Begin
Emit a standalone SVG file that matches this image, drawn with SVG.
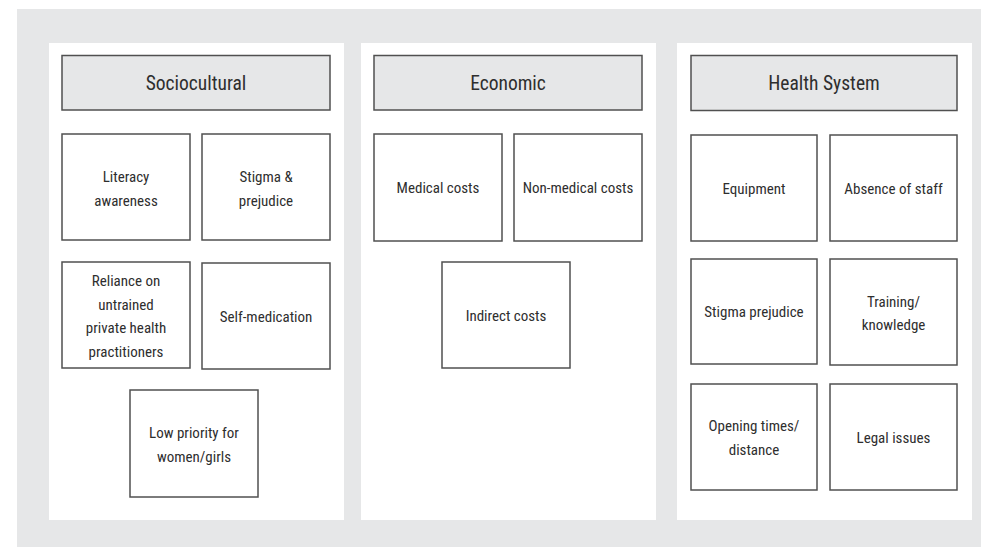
<svg xmlns="http://www.w3.org/2000/svg" width="981" height="547" viewBox="0 0 981 547">
<style>
.bg{fill:#e6e7e8}
.panel{fill:#ffffff}
.head rect{fill:#e6e7e8;stroke:#505050;stroke-width:1.5}
.box rect{fill:#ffffff;stroke:#505050;stroke-width:1.5}
text{font-family:"Liberation Sans Narrow","Roboto Condensed","Liberation Sans",Arial,sans-serif;fill:#2e2e2e;text-anchor:middle}
.head text{font-size:19.5px}
.box text{font-size:15px}
</style>
<rect class="bg" x="17" y="9" width="964" height="538"/>
<rect class="panel" x="49" y="43" width="295" height="477"/>
<rect class="panel" x="361" y="43" width="295" height="477"/>
<rect class="panel" x="677" y="43" width="295" height="477"/>

<g id="sociocultural" class="head"><rect x="62" y="55.5" width="268" height="54.5"/><text x="196" y="90">Sociocultural</text></g>
<g id="literacy" class="box"><rect x="62" y="134" width="128" height="106"/><text x="126" y="182">Literacy</text><text x="126" y="205.5">awareness</text></g>
<g id="stigma1" class="box"><rect x="202" y="134" width="128" height="106"/><text x="266" y="182">Stigma &amp;</text><text x="266" y="205.5">prejudice</text></g>
<g id="reliance" class="box"><rect x="62" y="262" width="128" height="106"/><text x="126" y="286">Reliance on</text><text x="126" y="309.5">untrained</text><text x="126" y="333">private health</text><text x="126" y="356.5">practitioners</text></g>
<g id="selfmed" class="box"><rect x="202" y="263" width="128" height="106"/><text x="266" y="321.5">Self-medication</text></g>
<g id="lowpriority" class="box"><rect x="130" y="390" width="128" height="107"/><text x="194" y="438">Low priority for</text><text x="194" y="461.5">women/girls</text></g>

<g id="economic" class="head"><rect x="374" y="55.5" width="268" height="54.5"/><text x="508" y="90">Economic</text></g>
<g id="medical" class="box"><rect x="374" y="134" width="128" height="107"/><text x="438" y="193">Medical costs</text></g>
<g id="nonmedical" class="box"><rect x="514" y="134" width="128" height="107"/><text x="578" y="193">Non-medical costs</text></g>
<g id="indirect" class="box"><rect x="442" y="262" width="128" height="106"/><text x="506" y="320.5">Indirect costs</text></g>

<g id="healthsystem" class="head"><rect x="691" y="55.5" width="266" height="55"/><text x="824" y="90">Health System</text></g>
<g id="equipment" class="box"><rect x="691" y="135" width="126" height="106"/><text x="754" y="193.5">Equipment</text></g>
<g id="absence" class="box"><rect x="830" y="135" width="127" height="106"/><text x="893.5" y="193.5">Absence of staff</text></g>
<g id="stigma2" class="box"><rect x="691" y="259" width="126" height="105"/><text x="754" y="317">Stigma prejudice</text></g>
<g id="training" class="box"><rect x="830" y="259" width="127" height="106"/><text x="893.5" y="306.5">Training/</text><text x="893.5" y="330">knowledge</text></g>
<g id="opening" class="box"><rect x="691" y="384" width="126" height="106"/><text x="754" y="431.3">Opening times/</text><text x="754" y="454.8">distance</text></g>
<g id="legal" class="box"><rect x="830" y="384" width="127" height="106"/><text x="893.5" y="442.5">Legal issues</text></g>
<g id="connectors"></g>
</svg>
End
#### Given exercise:
The material above must be printed exactly, with its pictures left out.

#### Task output:
Emit a standalone SVG file that matches this image, drawn with SVG.
<svg xmlns="http://www.w3.org/2000/svg" width="981" height="547" viewBox="0 0 981 547">
<style>
.bg{fill:#e6e7e8}
.panel{fill:#ffffff}
.head rect{fill:#e6e7e8;stroke:#505050;stroke-width:1.5}
.box rect{fill:#ffffff;stroke:#505050;stroke-width:1.5}
text{font-family:"Liberation Sans Narrow","Roboto Condensed","Liberation Sans",Arial,sans-serif;fill:#2e2e2e;text-anchor:middle}
.head text{font-size:19.5px}
.box text{font-size:15px}
</style>
<rect class="bg" x="17" y="9" width="964" height="538"/>
<rect class="panel" x="49" y="43" width="295" height="477"/>
<rect class="panel" x="361" y="43" width="295" height="477"/>
<rect class="panel" x="677" y="43" width="295" height="477"/>

<g id="sociocultural" class="head"><rect x="62" y="55.5" width="268" height="54.5"/><text x="196" y="90">Sociocultural</text></g>
<g id="literacy" class="box"><rect x="62" y="134" width="128" height="106"/><text x="126" y="182">Literacy</text><text x="126" y="205.5">awareness</text></g>
<g id="stigma1" class="box"><rect x="202" y="134" width="128" height="106"/><text x="266" y="182">Stigma &amp;</text><text x="266" y="205.5">prejudice</text></g>
<g id="reliance" class="box"><rect x="62" y="262" width="128" height="106"/><text x="126" y="286">Reliance on</text><text x="126" y="309.5">untrained</text><text x="126" y="333">private health</text><text x="126" y="356.5">practitioners</text></g>
<g id="selfmed" class="box"><rect x="202" y="263" width="128" height="106"/><text x="266" y="321.5">Self-medication</text></g>
<g id="lowpriority" class="box"><rect x="130" y="390" width="128" height="107"/><text x="194" y="438">Low priority for</text><text x="194" y="461.5">women/girls</text></g>

<g id="economic" class="head"><rect x="374" y="55.5" width="268" height="54.5"/><text x="508" y="90">Economic</text></g>
<g id="medical" class="box"><rect x="374" y="134" width="128" height="107"/><text x="438" y="193">Medical costs</text></g>
<g id="nonmedical" class="box"><rect x="514" y="134" width="128" height="107"/><text x="578" y="193">Non-medical costs</text></g>
<g id="indirect" class="box"><rect x="442" y="262" width="128" height="106"/><text x="506" y="320.5">Indirect costs</text></g>

<g id="healthsystem" class="head"><rect x="691" y="55.5" width="266" height="55"/><text x="824" y="90">Health System</text></g>
<g id="equipment" class="box"><rect x="691" y="135" width="126" height="106"/><text x="754" y="193.5">Equipment</text></g>
<g id="absence" class="box"><rect x="830" y="135" width="127" height="106"/><text x="893.5" y="193.5">Absence of staff</text></g>
<g id="stigma2" class="box"><rect x="691" y="259" width="126" height="105"/><text x="754" y="317">Stigma prejudice</text></g>
<g id="training" class="box"><rect x="830" y="259" width="127" height="106"/><text x="893.5" y="306.5">Training/</text><text x="893.5" y="330">knowledge</text></g>
<g id="opening" class="box"><rect x="691" y="384" width="126" height="106"/><text x="754" y="431.3">Opening times/</text><text x="754" y="454.8">distance</text></g>
<g id="legal" class="box"><rect x="830" y="384" width="127" height="106"/><text x="893.5" y="442.5">Legal issues</text></g>
<g id="connectors"></g>
</svg>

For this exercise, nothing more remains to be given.